A coalition of campaigners and politicians have warned that the centenary of women’s suffrage in Britain could be a “missed opportunity” unless barriers to political participation are removed.
The newly-formed Centenary Action Group said that increasing the number of women in Parliament is “not only a basic human right” but also “necessary at a time when voter participation is low”.
The coalition of nearly 30 organisations, MPs and activists includes the Fawcett Society, the Electoral Reform Society, Jess Phillips, who chairs the women’s Parliamentary Labour Party, politicians from the SNP and Green Party, and Amnesty International UK.
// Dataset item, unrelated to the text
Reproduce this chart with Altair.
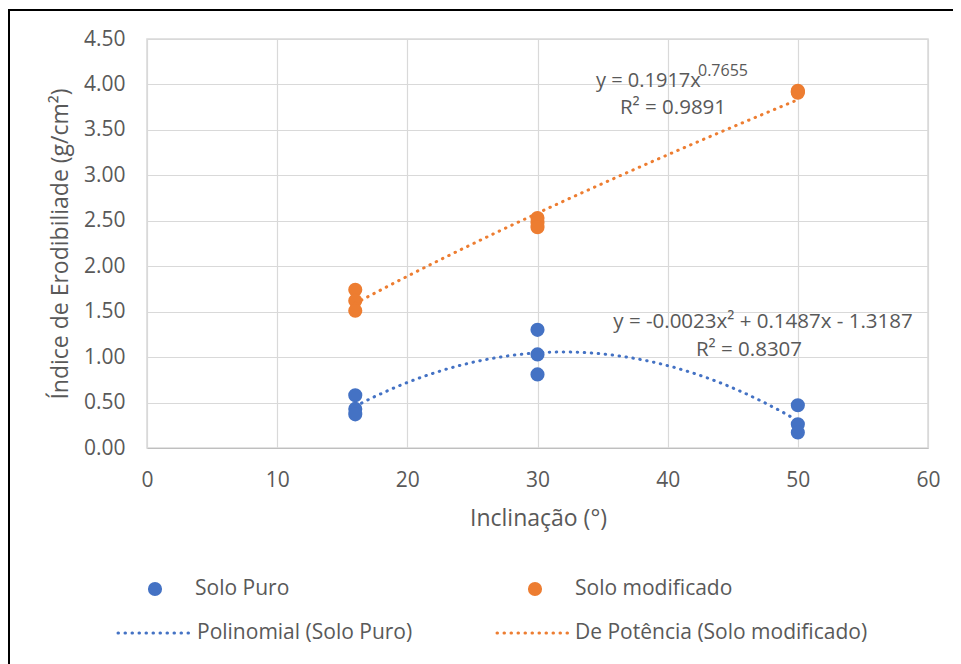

Last year the Women and Equalities Committee in Parliament highlighted the glaring lack of representation in politics, adding that the UK has dropped to 48th place – from 25th in 1999 – in the global rankings of the representation of women in a country’s legislative chamber.
At the time, the committee chair and Conservative MP Maria Miller, said that political parties that fail to take steps to ensure that at least 45 per cent of all representatives in Parliament are women should be forced to do so through legislation.
In a statement, the newly-formed Centenary Action Group said: “Women in politics face an extraordinary amount of abuse, especially on social media, partly because they speak up but also simply because they are women,” the statement from the Centenary Action Group adds.
“This discourages women from participating in political debate.
“From the work undertaken towards women’s political participation the world over, there is clear evidence that the more diverse the decision makers are, the more widely power is spread – and less room there is for abuse and discrimination. It also makes it more likely that decision made will benefit everyone, including the most marginalised women and girls in the UK and beyond.
“Increasing women’s participation in politics is critical. It is a central tenant of the UN Global Goals. All countries are aiming for these goals, but most countries, including the UK, are still falling short. In the centenary year of women winning the right to vote, it’s time for action."
Sam Smethers, the chief executive of the Fawcett Society, said that system and cultures have to change, warning: “Unless they do, we risk the 2018 centenary being a missed opportunity. Our system of politics is failing to be relevant to women’s lives, actively putting them off.
“We know now that sexual harassment is commonplace in local and national politics; we see sexist attitudes driving the way women are treated in the council chamber and in the House of Commons. Lack of entitlement to maternity or paternity leave, means our elected representatives are far from being offered a modern workplace.”
The chief executive of the Electoral Reform Society, Darren Hughes, added that for democracy to be effective in the UK it “needs political institutions which are representative of all its citizens.
"Currently, there are still too many barriers to women's political participation, from institutional sexism and misogyny to a lack of support within parties themselves,” he added. “The fact that fewer than a third of Members of Parliament and councilors are women is holding back our progress. We need widescale reform of our political institutions to change that. The problems of under-representation stem from factors which can be fixed – if there is the will to change.
“Parties and politicians must urgently commit to removing barriers to participation. But more than that – they should be taking immediate action to ensure we have a truly representative democracy. In the centenary of the first votes for women, this is an opportunity that must not be missed.”